# To do
Quote the records beneath, complete and exact. Leave out images.

[begin Data to process]

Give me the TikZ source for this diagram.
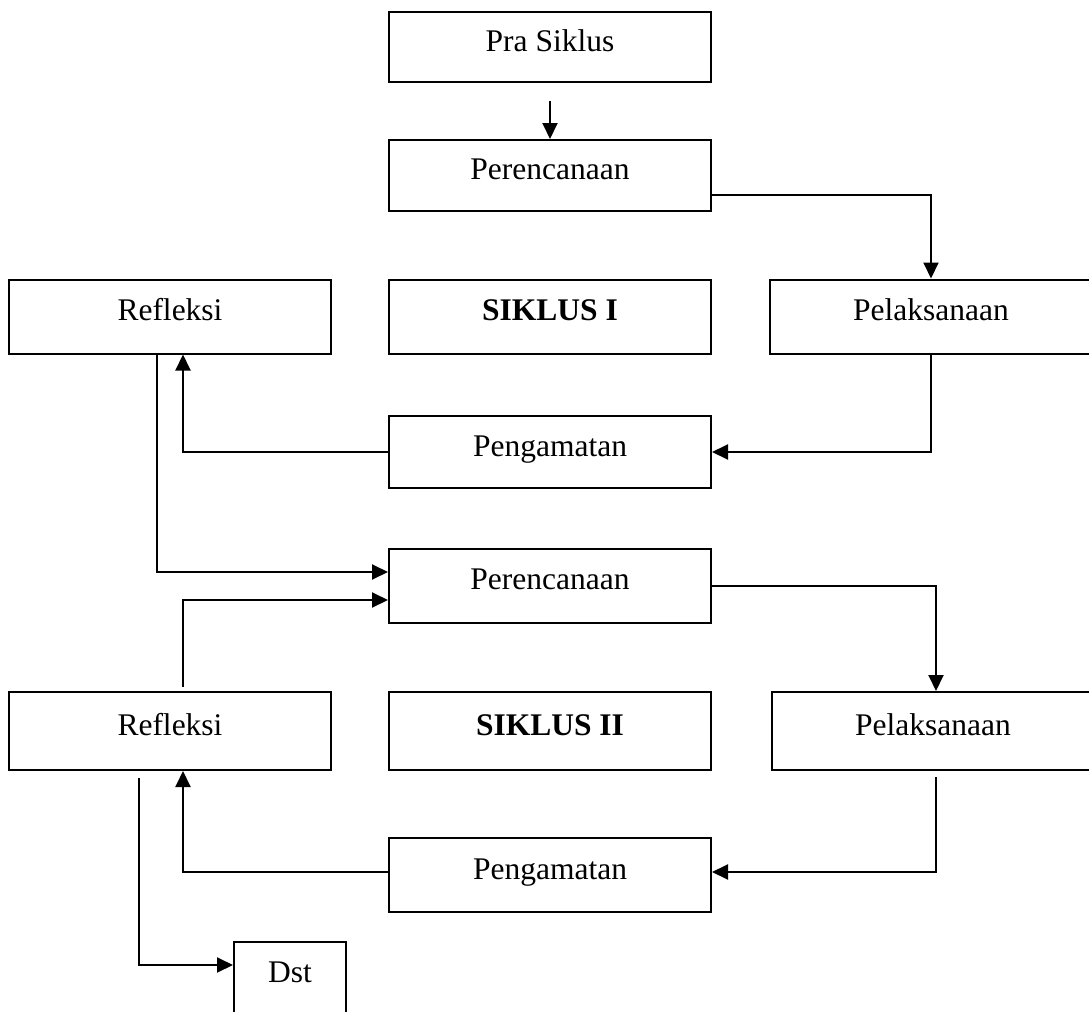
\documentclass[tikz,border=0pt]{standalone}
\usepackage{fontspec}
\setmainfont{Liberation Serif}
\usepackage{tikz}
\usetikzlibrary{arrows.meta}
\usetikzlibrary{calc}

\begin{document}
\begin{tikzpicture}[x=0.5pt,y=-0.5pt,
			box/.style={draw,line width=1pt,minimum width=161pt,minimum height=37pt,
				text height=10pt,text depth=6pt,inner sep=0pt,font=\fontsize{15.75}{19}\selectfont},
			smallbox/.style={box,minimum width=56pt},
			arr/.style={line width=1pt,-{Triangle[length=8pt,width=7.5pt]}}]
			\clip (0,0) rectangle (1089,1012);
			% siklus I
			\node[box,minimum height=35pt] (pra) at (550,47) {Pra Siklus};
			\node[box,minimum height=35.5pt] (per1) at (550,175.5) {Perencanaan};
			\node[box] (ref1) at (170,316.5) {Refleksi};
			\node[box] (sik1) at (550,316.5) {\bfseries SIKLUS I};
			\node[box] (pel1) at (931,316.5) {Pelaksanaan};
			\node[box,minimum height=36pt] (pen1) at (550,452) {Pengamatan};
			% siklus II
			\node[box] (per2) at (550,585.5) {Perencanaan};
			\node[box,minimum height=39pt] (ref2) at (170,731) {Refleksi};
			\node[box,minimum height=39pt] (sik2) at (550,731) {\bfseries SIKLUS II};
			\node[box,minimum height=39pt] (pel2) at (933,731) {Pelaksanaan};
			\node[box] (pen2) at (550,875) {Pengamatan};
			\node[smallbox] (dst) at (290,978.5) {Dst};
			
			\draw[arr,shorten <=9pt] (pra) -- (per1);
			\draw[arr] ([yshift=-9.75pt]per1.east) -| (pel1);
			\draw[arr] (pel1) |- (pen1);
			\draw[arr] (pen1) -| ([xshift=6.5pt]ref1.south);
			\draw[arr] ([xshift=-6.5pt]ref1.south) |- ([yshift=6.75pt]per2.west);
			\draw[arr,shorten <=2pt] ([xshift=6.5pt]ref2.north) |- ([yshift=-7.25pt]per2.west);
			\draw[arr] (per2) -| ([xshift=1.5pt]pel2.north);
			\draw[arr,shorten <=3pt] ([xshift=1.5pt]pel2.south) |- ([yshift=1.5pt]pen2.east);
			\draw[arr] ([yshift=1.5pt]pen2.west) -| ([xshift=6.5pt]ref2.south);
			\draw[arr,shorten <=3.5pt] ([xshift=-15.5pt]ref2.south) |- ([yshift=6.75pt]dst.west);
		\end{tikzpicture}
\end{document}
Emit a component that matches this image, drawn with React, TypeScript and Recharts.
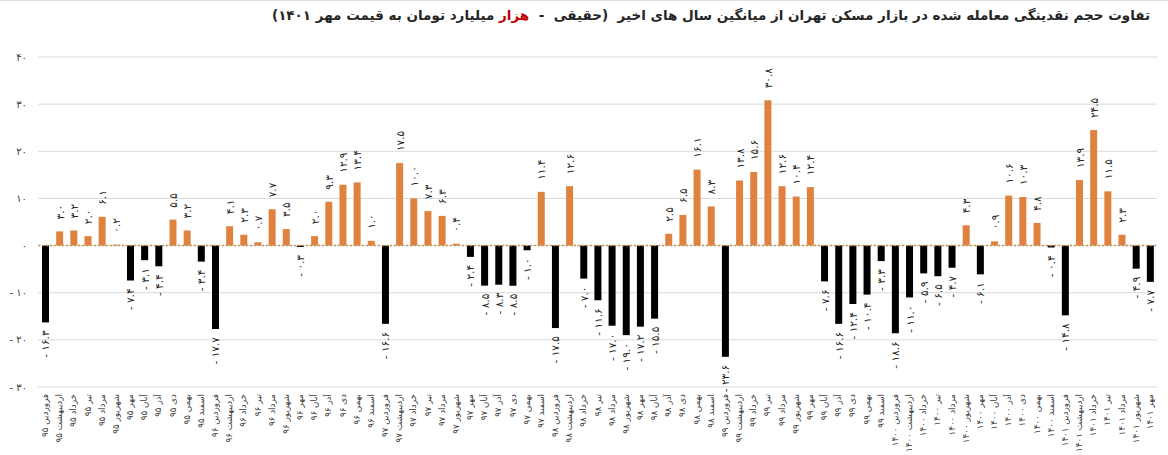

[end Data to process]

# Final answer
Give me the TikZ source for this diagram.
\documentclass[tikz,border=0pt]{standalone}
\usepackage{fontspec}
\setmainfont{Liberation Serif}
\usepackage{tikz}
\usetikzlibrary{arrows.meta}
\usetikzlibrary{calc}

\begin{document}
\begin{tikzpicture}[x=0.5pt,y=-0.5pt,
			box/.style={draw,line width=1pt,minimum width=161pt,minimum height=37pt,
				text height=10pt,text depth=6pt,inner sep=0pt,font=\fontsize{15.75}{19}\selectfont},
			smallbox/.style={box,minimum width=56pt},
			arr/.style={line width=1pt,-{Triangle[length=8pt,width=7.5pt]}}]
			\clip (0,0) rectangle (1089,1012);
			% siklus I
			\node[box,minimum height=35pt] (pra) at (550,47) {Pra Siklus};
			\node[box,minimum height=35.5pt] (per1) at (550,175.5) {Perencanaan};
			\node[box] (ref1) at (170,316.5) {Refleksi};
			\node[box] (sik1) at (550,316.5) {\bfseries SIKLUS I};
			\node[box] (pel1) at (931,316.5) {Pelaksanaan};
			\node[box,minimum height=36pt] (pen1) at (550,452) {Pengamatan};
			% siklus II
			\node[box] (per2) at (550,585.5) {Perencanaan};
			\node[box,minimum height=39pt] (ref2) at (170,731) {Refleksi};
			\node[box,minimum height=39pt] (sik2) at (550,731) {\bfseries SIKLUS II};
			\node[box,minimum height=39pt] (pel2) at (933,731) {Pelaksanaan};
			\node[box] (pen2) at (550,875) {Pengamatan};
			\node[smallbox] (dst) at (290,978.5) {Dst};
			
			\draw[arr,shorten <=9pt] (pra) -- (per1);
			\draw[arr] ([yshift=-9.75pt]per1.east) -| (pel1);
			\draw[arr] (pel1) |- (pen1);
			\draw[arr] (pen1) -| ([xshift=6.5pt]ref1.south);
			\draw[arr] ([xshift=-6.5pt]ref1.south) |- ([yshift=6.75pt]per2.west);
			\draw[arr,shorten <=2pt] ([xshift=6.5pt]ref2.north) |- ([yshift=-7.25pt]per2.west);
			\draw[arr] (per2) -| ([xshift=1.5pt]pel2.north);
			\draw[arr,shorten <=3pt] ([xshift=1.5pt]pel2.south) |- ([yshift=1.5pt]pen2.east);
			\draw[arr] ([yshift=1.5pt]pen2.west) -| ([xshift=6.5pt]ref2.south);
			\draw[arr,shorten <=3.5pt] ([xshift=-15.5pt]ref2.south) |- ([yshift=6.75pt]dst.west);
		\end{tikzpicture}
\end{document}
Emit a component that matches this image, drawn with React, TypeScript and Recharts.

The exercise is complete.